Leave the pictures out and quote every line from the start of the listing to the line with "const allSeries = [bpskRRC,dbpskRRC,aqRRC,bpskRC,dbpskRC,aqRC];", inclusive.

## BEGIN

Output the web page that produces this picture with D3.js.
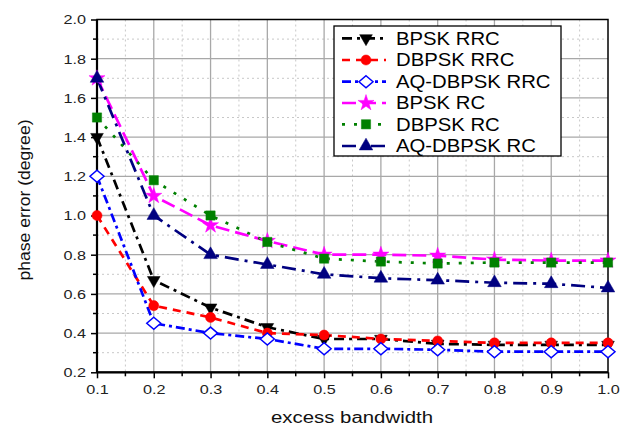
<!DOCTYPE html>
<html><head><meta charset="utf-8">
<script src="https://cdn.jsdelivr.net/npm/d3@7"></script>
<style>body{margin:0;background:#fff}svg{display:block}text{font-family:Arial,"Liberation Sans",sans-serif}</style>
</head><body><svg id="c" width="630" height="426"></svg>
<script>
const xValues = [0.1,0.2,0.3,0.4,0.5,0.6,0.7,0.8,0.9,1.0];
const seriesNames = ["BPSK RRC","DBPSK RRC","AQ-DBPSK RRC","BPSK RC","DBPSK RC","AQ-DBPSK RC"];
const bpskRRC   = [1.40,0.67,0.53,0.43,0.37,0.37,0.345,0.34,0.34,0.34];
const dbpskRRC  = [1.00,0.54,0.48,0.40,0.39,0.37,0.36,0.35,0.35,0.35];
const aqRRC     = [1.20,0.45,0.40,0.37,0.32,0.32,0.315,0.305,0.305,0.305];
const bpskRC    = [1.70,1.10,0.95,0.87,0.80,0.80,0.795,0.775,0.77,0.77];
const dbpskRC   = [1.50,1.18,1.00,0.865,0.78,0.765,0.755,0.76,0.76,0.76];
const aqRC      = [1.70,1.00,0.80,0.75,0.70,0.68,0.67,0.657,0.652,0.63];
const xTicks = [0.1,0.2,0.3,0.4,0.5,0.6,0.7,0.8,0.9,1.0];
const yTicks = [0.2,0.4,0.6,0.8,1.0,1.2,1.4,1.6,1.8,2.0];

const styles = [
  {color:"#000000", dash:"10,5,3,5", marker:"triDown", fill:"#000000"},
  {color:"#ff0000", dash:"8,6", marker:"circle", fill:"#ff0000"},
  {color:"#0000ff", dash:"9,4,3,4", marker:"diamond", fill:"#ffffff"},
  {color:"#ff00ff", dash:"14,6", marker:"star", fill:"#ff00ff"},
  {color:"#008000", dash:"3,9", marker:"square", fill:"#008000"},
  {color:"#000080", dash:"14,6,3,6", marker:"triUp", fill:"#000080"}
];
const allSeries = [bpskRRC,dbpskRRC,aqRRC,bpskRC,dbpskRC,aqRC];

function stretch(sel,f){
  sel.each(function(){
    const w=this.getComputedTextLength();
    d3.select(this).attr("textLength",w*f).attr("lengthAdjust","spacingAndGlyphs");
  });
}

const svg = d3.select("#c");
const L=97, R=608, T=19.5, B=372.3;
const x = d3.scaleLinear().domain([0.1,1.0]).range([L,R]);
const y = d3.scaleLinear().domain([0.2,2.0]).range([B,T]);

const g = svg.append("g");
g.selectAll(".mx").data(d3.range(0.15,1.0,0.1)).enter().append("line")
  .attr("x1",d=>x(d)).attr("x2",d=>x(d)).attr("y1",T).attr("y2",B)
  .attr("stroke","#c8c8c8").attr("stroke-width",1).attr("stroke-dasharray","2,3");
g.selectAll(".my").data(d3.range(0.3,2.0,0.2)).enter().append("line")
  .attr("y1",d=>y(d)).attr("y2",d=>y(d)).attr("x1",L).attr("x2",R)
  .attr("stroke","#c8c8c8").attr("stroke-width",1).attr("stroke-dasharray","2,3");
g.selectAll(".gx").data(xTicks.slice(1,-1)).enter().append("line")
  .attr("x1",d=>x(d)).attr("x2",d=>x(d)).attr("y1",T).attr("y2",B)
  .attr("stroke","#a8a8a8").attr("stroke-width",1.3);
g.selectAll(".gy").data(yTicks.slice(1,-1)).enter().append("line")
  .attr("y1",d=>y(d)).attr("y2",d=>y(d)).attr("x1",L).attr("x2",R)
  .attr("stroke","#a8a8a8").attr("stroke-width",1.3);

const xAxis = d3.axisBottom(x).tickValues(xTicks).tickFormat(d3.format(".1f")).tickSize(6).tickPadding(6);
const yAxis = d3.axisLeft(y).tickValues(yTicks).tickFormat(d3.format(".1f")).tickSize(6).tickPadding(5);
const xa = svg.append("g").attr("transform",`translate(0,${B})`).call(xAxis);
const ya = svg.append("g").attr("transform",`translate(${L},0)`).call(yAxis);
[xa,ya].forEach(a=>{
  a.select(".domain").remove();
  a.selectAll("line").attr("stroke","#000").attr("stroke-width",1.5);
  a.selectAll("text").attr("font-size",13.5).attr("fill","#222");
  stretch(a.selectAll("text"),1.2);
});
svg.append("g").selectAll("line").data(d3.range(0.15,1.0,0.1)).enter().append("line")
  .attr("x1",d=>x(d)).attr("x2",d=>x(d)).attr("y1",B).attr("y2",B+4).attr("stroke","#000").attr("stroke-width",1.5);
svg.append("g").selectAll("line").data(d3.range(0.3,2.0,0.2)).enter().append("line")
  .attr("y1",d=>y(d)).attr("y2",d=>y(d)).attr("x1",L).attr("x2",L-4).attr("stroke","#000").attr("stroke-width",1.5);

svg.append("rect").attr("x",L).attr("y",T).attr("width",R-L).attr("height",B-T)
  .attr("fill","none").attr("stroke","#000").attr("stroke-width",1.5);
svg.append("line").attr("x1",L).attr("x2",L).attr("y1",T).attr("y2",B).attr("stroke","#000").attr("stroke-width",2.2);
svg.append("line").attr("x1",L).attr("x2",R).attr("y1",B).attr("y2",B).attr("stroke","#000").attr("stroke-width",2.2);

const xt = svg.append("text").attr("x",352).attr("y",423).attr("text-anchor","middle")
  .attr("font-size",16).attr("fill","#111").text("excess bandwidth");
xt.attr("textLength",162).attr("lengthAdjust","spacingAndGlyphs");
svg.append("text").attr("transform",`translate(30,200) rotate(-90)`).attr("text-anchor","middle")
  .attr("font-size",16).attr("fill","#111").attr("textLength",161).attr("lengthAdjust","spacingAndGlyphs")
  .text("phase error (degree)");

function markerPath(type){
  switch(type){
    case "triDown": return d3.symbol(d3.symbolTriangle,70)();
    case "triUp": return d3.symbol(d3.symbolTriangle,80)();
    case "circle": return d3.symbol(d3.symbolCircle,80)();
    case "diamond": return "M0,-6L7,0L0,6L-7,0Z";
    case "star": return d3.symbol(d3.symbolStar,80)();
    case "square": return d3.symbol(d3.symbolSquare,85)();
  }
}
function drawMarker(sel,st){
  sel.append("path").attr("d",markerPath(st.marker))
    .attr("transform",st.marker==="triDown"?"rotate(180)":null)
    .attr("fill",st.fill).attr("stroke",st.color).attr("stroke-width",st.marker==="diamond"?1.5:0.5);
}

const line = d3.line().x((d,i)=>x(xValues[i])).y(d=>y(d));
const plot = svg.append("g");
allSeries.forEach((vals,k)=>{
  const st=styles[k];
  plot.append("path").datum(vals).attr("d",line).attr("fill","none")
    .attr("stroke",st.color).attr("stroke-width",2.7).attr("stroke-dasharray",st.dash);
});
allSeries.forEach((vals,k)=>{
  const st=styles[k];
  plot.selectAll(null).data(vals).enter().append("g")
    .attr("transform",(d,i)=>`translate(${x(xValues[i])},${y(d)})`)
    .each(function(){drawMarker(d3.select(this),st);});
});

const lg = svg.append("g");
lg.append("rect").attr("x",334).attr("y",26).attr("width",227).attr("height",130)
  .attr("fill","#fff").attr("stroke","#000").attr("stroke-width",1.3);
const rowY=[38.3,60,81.7,103,124.3,146];
seriesNames.forEach((name,k)=>{
  const st=styles[k];
  const yy=rowY[k];
  lg.append("line").attr("x1",342).attr("x2",386).attr("y1",yy).attr("y2",yy)
    .attr("stroke",st.color).attr("stroke-width",2.7).attr("stroke-dasharray",st.dash);
  const m=lg.append("g").attr("transform",`translate(366,${yy})`);
  drawMarker(m,st);
  const t=lg.append("text").attr("x",396).attr("y",yy+6.3).attr("font-size",17.5).attr("fill","#000").text(name);
  stretch(t,1.16);
});
</script></body></html>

## END

Task result:
Output the web page that produces this picture with D3.js.
<!DOCTYPE html>
<html><head><meta charset="utf-8">
<script src="https://cdn.jsdelivr.net/npm/d3@7"></script>
<style>body{margin:0;background:#fff}svg{display:block}text{font-family:Arial,"Liberation Sans",sans-serif}</style>
</head><body><svg id="c" width="630" height="426"></svg>
<script>
const xValues = [0.1,0.2,0.3,0.4,0.5,0.6,0.7,0.8,0.9,1.0];
const seriesNames = ["BPSK RRC","DBPSK RRC","AQ-DBPSK RRC","BPSK RC","DBPSK RC","AQ-DBPSK RC"];
const bpskRRC   = [1.40,0.67,0.53,0.43,0.37,0.37,0.345,0.34,0.34,0.34];
const dbpskRRC  = [1.00,0.54,0.48,0.40,0.39,0.37,0.36,0.35,0.35,0.35];
const aqRRC     = [1.20,0.45,0.40,0.37,0.32,0.32,0.315,0.305,0.305,0.305];
const bpskRC    = [1.70,1.10,0.95,0.87,0.80,0.80,0.795,0.775,0.77,0.77];
const dbpskRC   = [1.50,1.18,1.00,0.865,0.78,0.765,0.755,0.76,0.76,0.76];
const aqRC      = [1.70,1.00,0.80,0.75,0.70,0.68,0.67,0.657,0.652,0.63];
const xTicks = [0.1,0.2,0.3,0.4,0.5,0.6,0.7,0.8,0.9,1.0];
const yTicks = [0.2,0.4,0.6,0.8,1.0,1.2,1.4,1.6,1.8,2.0];

const styles = [
  {color:"#000000", dash:"10,5,3,5", marker:"triDown", fill:"#000000"},
  {color:"#ff0000", dash:"8,6", marker:"circle", fill:"#ff0000"},
  {color:"#0000ff", dash:"9,4,3,4", marker:"diamond", fill:"#ffffff"},
  {color:"#ff00ff", dash:"14,6", marker:"star", fill:"#ff00ff"},
  {color:"#008000", dash:"3,9", marker:"square", fill:"#008000"},
  {color:"#000080", dash:"14,6,3,6", marker:"triUp", fill:"#000080"}
];
const allSeries = [bpskRRC,dbpskRRC,aqRRC,bpskRC,dbpskRC,aqRC];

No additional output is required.